Prefeituras em diferentes regiões do país têm adotado tecnologias baseadas em dados para transformar a forma como monitoram os espaços urbanos, como as ruas, praças e, especialmente, as calçadas públicas. A novidade, agora, é a utilização da tecnologia e inteligência artificial (I.A.) para detectar problemas e programar manutenções.
O Censo IBGE 2022 mostrou que 84% da população urbana brasileira reside em ruas com algum tipo de passeio. O resultado parece bom, mas apenas 18% dessas "calçadas" estão livres de buracos, degraus e outros obstáculos. Em relação às rampas de acessibilidade, o quadro é ainda pior: somente 15,2% dos residentes contam com essa infraestrutura que permite a travessia segura de idosos, mães com carrinhos de bebê, caminhantes com malas e, claro, as pessoas com algum tipo de deficiência. Na prática, isso significa que mais de 119 milhões de brasileiros estão excluídos do direito básico de circular com segurança e autonomia.
Os dados sobre as condições reais dessa infraestrutura urbana são escassos e desatualizados, dependendo de reclamações pontuais feitas por moradores ou de inspeções manuais com frequência limitada. Exemplos são as campanhas Calçadas do Brasil 2012 e 2019, além das ações Calçada Cilada, que revelaram milhares de problemas em todas as partes do país. E em 2024 o Mobilize Brasil publicou a seção Uma Rua Cada Dia, com imagens de ruas e calçadas em centenas de cidades, todas repletas de desafios para quem caminha ou circula em cadeiras de rodas.

Câmera instalada em veículo para monitoramento das vias Foto: Mapzer
Câmeras e inteligência artificial
Mais recentemente, com base em imagens obtidas por "câmeras inteligentes", alguns municípios começaram a monitorar suas vias com apoio de inteligência artificial.
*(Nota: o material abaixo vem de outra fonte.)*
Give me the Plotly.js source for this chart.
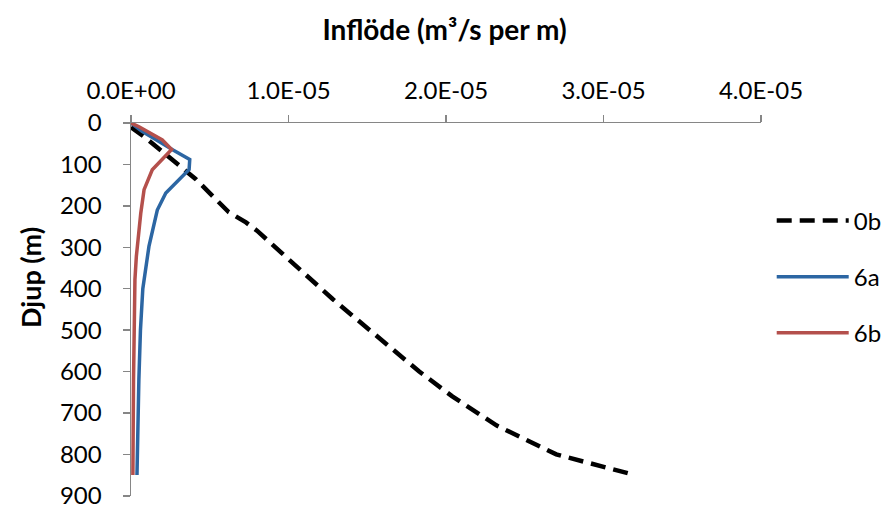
<!DOCTYPE html>
<html>
<head>
<meta charset="utf-8">
<script src="https://cdn.plot.ly/plotly-3.0.1.min.js"></script>
<style>html,body{margin:0;padding:0;background:#fff;}#chart{width:884px;height:508px;}</style>
</head>
<body>
<div id="chart"></div>
<script>
// Series names
const seriesNames = ["0b", "6a", "6b"];

// 0b (black dashed): depth (m) and inflow (m3/s per m)
const depth0b = [10, 35, 135, 215, 240, 260, 425, 540, 600, 660, 730, 800, 850];
const flow0b  = [0.0e-6, 0.9e-6, 4.1e-6, 6.2e-6, 7.3e-6, 8.0e-6, 12.8e-6, 16.4e-6, 18.3e-6, 20.4e-6, 23.2e-6, 27.0e-6, 32.0e-6];

// 6a (blue)
const depth6a = [0, 20, 65, 88, 112, 137, 169, 210, 298, 400, 500, 620, 720, 850];
const flow6a  = [0, 0.7e-6, 2.67e-6, 3.73e-6, 3.69e-6, 3.05e-6, 2.21e-6, 1.67e-6, 1.14e-6, 0.75e-6, 0.6e-6, 0.5e-6, 0.43e-6, 0.38e-6];

// 6b (red)
const depth6b = [0, 9, 41, 64, 113, 161, 218, 322, 378, 500, 620, 850];
const flow6b  = [0, 0.51e-6, 1.99e-6, 2.58e-6, 1.35e-6, 0.83e-6, 0.62e-6, 0.34e-6, 0.25e-6, 0.2e-6, 0.16e-6, 0.12e-6];

// Axis ticks
const xTickVals = [0, 1e-5, 2e-5, 3e-5, 4e-5];
const xTickText = ["0.0E+00", "1.0E-05", "2.0E-05", "3.0E-05", "4.0E-05"];
const yTickVals = [0, 100, 200, 300, 400, 500, 600, 700, 800, 900];

const FONT = "Lato, 'Open Sans', sans-serif";
const AXC = "#868686";

const traces = [
  {x: flow0b, y: depth0b, name: seriesNames[0], legendgroup: "a", mode: "lines",
   line: {color: "#000000", width: 4.5, dash: "15px,8px"}},
  {x: flow6a, y: depth6a, name: seriesNames[1], legendgroup: "b", mode: "lines",
   line: {color: "#2C66A3", width: 3.5}},
  {x: flow6b, y: depth6b, name: seriesNames[2], legendgroup: "c", mode: "lines",
   line: {color: "#B4504C", width: 3.5}}
];

const layout = {
  width: 884, height: 508,
  margin: {l: 131, r: 123, t: 123, b: 12, autoexpand: false},
  paper_bgcolor: "#fff", plot_bgcolor: "#fff",
  font: {family: FONT, color: "#000"},
  title: {text: "Inflöde (m³/s per m)", font: {family: FONT, size: 28, weight: 700, color: "#000"},
          x: 440/884, xref: "paper", xanchor: "center", y: 1 - 30/508, yanchor: "middle"},
  xaxis: {
    range: [0, 4e-5], side: "top", tickvals: xTickVals, ticktext: xTickText,
    ticks: "outside", ticklen: 7, tickwidth: 1.5, tickcolor: AXC,
    showline: true, linecolor: AXC, linewidth: 1.5,
    showgrid: false, zeroline: false, ticklabelstandoff: 6,
    tickfont: {family: FONT, size: 24, color: "#000"}
  },
  yaxis: {
    range: [900.5, 0], tickvals: yTickVals,
    ticks: "outside", ticklen: 7, tickwidth: 1.5, tickcolor: AXC,
    showline: true, linecolor: AXC, linewidth: 1.5,
    showgrid: false, zeroline: false, ticklabelstandoff: 16,
    ticklabeloverflow: "allow",
    tickfont: {family: FONT, size: 24, color: "#000"}
  },
  showlegend: true,
  legend: {x: 1.017, xanchor: "left", y: 0.798, yanchor: "top",
           font: {family: FONT, size: 24, color: "#000"},
           tracegroupgap: 22, itemwidth: 72, bgcolor: "rgba(0,0,0,0)"},
  annotations: [
    {text: "Djup (m)", textangle: -90, xref: "paper", yref: "paper",
     x: (30 - 131) / 630, y: (496 - 277) / 373, xanchor: "center", yanchor: "middle",
     showarrow: false, font: {family: FONT, size: 27, weight: 700, color: "#000"}}
  ]
};

Plotly.newPlot("chart", traces, layout, {displayModeBar: false, staticPlot: true});
</script>
</body>
</html>
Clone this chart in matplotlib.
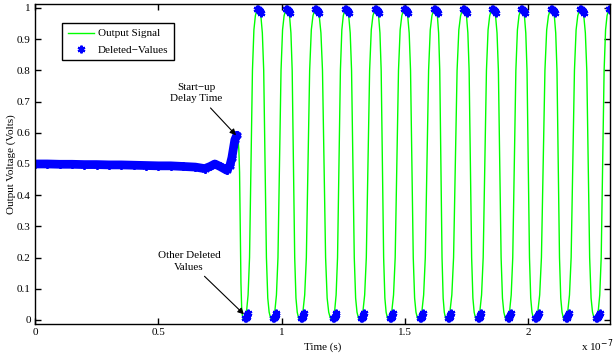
import numpy as np
import matplotlib.pyplot as plt

plt.rcParams['font.family'] = ['Liberation Serif', 'DejaVu Serif']
plt.rcParams['font.size'] = 8

# time values in units of 1e-7 s
# start-up region (read along the blue band)
start_t = [0.0, 0.05, 0.1, 0.15, 0.2, 0.25, 0.3, 0.35, 0.4, 0.45, 0.5, 0.55,
           0.6, 0.65, 0.688, 0.71, 0.729, 0.75, 0.777, 0.79, 0.798, 0.81, 0.818]
start_v = [0.500, 0.500, 0.499, 0.499, 0.498, 0.498, 0.497, 0.497, 0.496, 0.495,
           0.494, 0.494, 0.492, 0.490, 0.485, 0.492, 0.500, 0.492, 0.480, 0.495,
           0.520, 0.577, 0.592]

# extremes of the output signal after start-up
trough_t = [0.846, 0.960, 1.073, 1.203, 1.316, 1.433, 1.555, 1.668, 1.790,
            1.911, 2.024, 2.146, 2.271]
peak_t = [0.905, 1.022, 1.140, 1.261, 1.383, 1.500, 1.622, 1.739, 1.856,
          1.974, 2.095, 2.213, 2.330]

# shape of one edge (fraction of half cycle -> fraction of swing)
edge_frac = [0, 0.1, 0.2, 0.3, 0.4, 0.5, 0.6, 0.7, 0.8, 0.9, 1.0]
edge_level = [0, 0.008, 0.03, 0.08, 0.2, 0.5, 0.8, 0.93, 0.975, 0.993, 1.0]

# deleted value clusters at peaks and troughs
peak_dots = [0.911, 1.028, 1.146, 1.267, 1.389, 1.506, 1.628, 1.745, 1.862,
             1.980, 2.101, 2.219, 2.336]
trough_dots = [0.858, 0.972, 1.085, 1.215, 1.328, 1.445, 1.567, 1.680, 1.802,
               1.923, 2.036, 2.158, 2.283]
pk_dt = [-0.010, -0.006, -0.002, 0.002, 0.006]
pk_dv = [0.998, 0.997, 0.995, 0.991, 0.985]
tr_dt = [-0.008, -0.004, 0.0, 0.003, 0.005]
tr_dv = [0.006, 0.007, 0.010, 0.015, 0.022]

# build the green signal from start-up band and extremes
ext_t = [start_t[-1]]
ext_v = [start_v[-1]]
for tr, pk in zip(trough_t, peak_t):
    ext_t += [tr, pk]
    ext_v += [0.0, 1.0]

sig_t = list(start_t)
sig_v = list(start_v)
ef = np.array(edge_frac)
el = np.array(edge_level)
for i in range(len(ext_t) - 1):
    t0, t1 = ext_t[i], ext_t[i + 1]
    v0, v1 = ext_v[i], ext_v[i + 1]
    sig_t += list(t0 + (t1 - t0) * ef[1:])
    sig_v += list(v0 + (v1 - v0) * el[1:])

dot_t, dot_v = [], []
for p in peak_dots:
    for dt, dv in zip(pk_dt, pk_dv):
        dot_t.append(p + dt)
        dot_v.append(dv)
for p in trough_dots:
    for dt, dv in zip(tr_dt, tr_dv):
        dot_t.append(p + dt)
        dot_v.append(dv)

asterisk = (6, 2, 0)

fig = plt.figure(figsize=(6.13, 3.58), dpi=100)
ax = fig.add_axes([0.057, 0.095, 0.938, 0.894])

ax.plot(sig_t, sig_v, color=(0, 1, 0), lw=1.0, label='Output Signal')
# thick band of deleted values during start-up
ax.plot(start_t, start_v, color='b', lw=6.3, solid_capstyle='round')
ax.plot(start_t, start_v, ls='none', marker=asterisk, color='b', ms=6, mew=1.5)
ax.plot(dot_t, dot_v, ls='none', marker=asterisk, color='b', ms=5.5, mew=1.6,
        label='Deleted\u2212Values')

ax.set_xlim(0, 2.33)
ax.set_ylim(-0.013, 1.013)
ax.set_xticks([0, 0.5, 1, 1.5, 2])
ax.set_xticklabels(['0', '0.5', '1', '1.5', '2'])
ax.set_yticks(np.arange(0, 1.01, 0.1))
ax.set_yticklabels(['0', '0.1', '0.2', '0.3', '0.4', '0.5', '0.6', '0.7',
                    '0.8', '0.9', '1'])
ax.tick_params(direction='in', top=True, right=True, length=4, width=1,
               labelsize=8, pad=3)
for s in ax.spines.values():
    s.set_linewidth(1.0)

ax.set_xlabel('Time (s)', fontsize=8, labelpad=4)
ax.set_ylabel('Output Voltage (Volts)', fontsize=8, labelpad=1)
fig.text(0.948, 0.012, 'x 10$^{-7}$', fontsize=8, ha='left', va='bottom')

ax.annotate('Start\u2212up\nDelay Time', xy=(0.815, 0.592), xytext=(0.655, 0.695),
            ha='center', va='bottom', fontsize=8, linespacing=1.3,
            arrowprops=dict(arrowstyle='-|>', color='k', lw=0.8,
                            mutation_scale=9, shrinkA=2, shrinkB=0))
ax.annotate('Other Deleted\nValues', xy=(0.847, 0.018), xytext=(0.625, 0.155),
            ha='center', va='bottom', fontsize=8, linespacing=1.3,
            arrowprops=dict(arrowstyle='-|>', color='k', lw=0.8,
                            mutation_scale=9, shrinkA=2, shrinkB=0))

leg = ax.legend(loc='upper left', bbox_to_anchor=(0.047, 0.94), borderaxespad=0,
                fancybox=False, edgecolor='k', framealpha=1, fontsize=8,
                handlelength=2.4, handletextpad=0.3, numpoints=1,
                borderpad=0.5, labelspacing=0.6)
leg.get_frame().set_linewidth(1.0)

fig.savefig('out.png', dpi=100)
Uma dessas iniciativas é promovida pela startup brasileira Mapzer, que desenvolveu uma tecnologia capaz de identificar até 32 tipos de ocorrências urbanas por meio de veículos equipados com câmeras, sensores e I.A.
Segundo Pierre Damasio, diretor da empresa, a tecnologia já foi aplicada em mais de 200 municípios desde que entrou em operação, impactando a gestão pública de zeladoria em diferentes regiões do país e beneficiando mais de 5 milhões de pessoas. A vantagem da tecnologia, explica Damasio, está na possibilidade de entregar diagnósticos completos e contínuos, com 100% de cobertura do perímetro urbano, o que permite a atuação das prefeituras de forma preventiva.
Apenas em 2024, a ferramenta identificou 32.658 pontos críticos relacionados à acessibilidade em calçadas. Os dados geram dashboards georreferenciados que têm sido utilizados por gestões públicas para embasar planos de mobilidade urbana, licitações de obras e decisões sobre onde intervir primeiro. Essa abordagem também favorece a redução de custos: identificar um ponto crítico antes do agravamento evita intervenções emergenciais mais caras, além de prevenir acidentes e ampliar o alcance dos serviços urbanos.
A expectativa é que soluções como essa ganhem maior escala nos próximos anos, especialmente diante de dois fatores emergentes: o envelhecimento da população brasileira, que até 2030 terá mais idosos do que crianças, as necessidades de mobilidade sustentável e a intensificação dos eventos climáticos extremos, que exigem cidades mais resilientes e adaptadas à diversidade de seus habitantes.
Por fim, resta o desafio político de estimular os prefeitos a priorizarem a velha e maltratada calçada.